I also bought Mr. H's Guru's guide to SQL Stored Procs, which on the face of it seems to be more promising. Let us pray.

Rating: 5 stars
Summary: The perfect computer book
Review: This is the perfect computer book. I think what I like the most is how easily it reads. What a great writer. He makes learning fun. I like the abundance of code to. It's refreshing to read a computer book that's enlightening and a good read at the same time. It makes learning transact-sql so much easier. Thanks for the chapter on Transaction Management. It was worth the price of the book alone (true for most of the chapters in the book - good stuff).

Rating: 5 stars
Summary: T-SQL in the eXtreme!
Review: From page 1 to the very last one, this book is T-SQL in the eXtreme. It teaches the language using the language - a very smart way of doing it. You have no choice but to master the language - you can't get through the book without it!
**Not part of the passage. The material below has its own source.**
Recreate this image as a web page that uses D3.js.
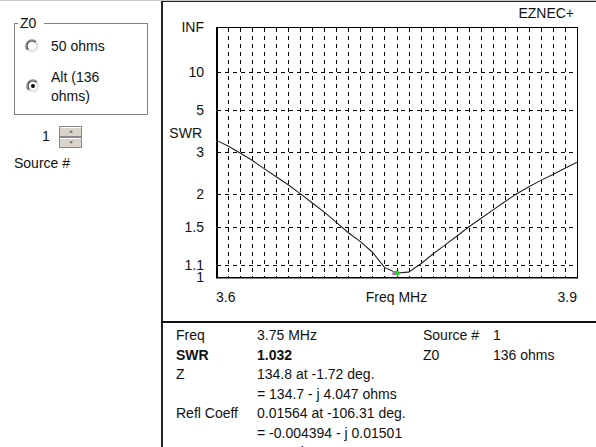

You add to this to author's insistance on writing "the way that people speak" and you have this very practical, hands-on guide that's loaded technically but still very friendly and readable. I wish all database books were written this way.

Last but not least, I want to thank the author for tolerating my many questions. I wrote him shortly after I got the book and have been corresponding with him since. He has never failed to answer my questions, regardless of how difficult they were. I know he must get a lot of email, but he took the time for me anyway. A true gentleman.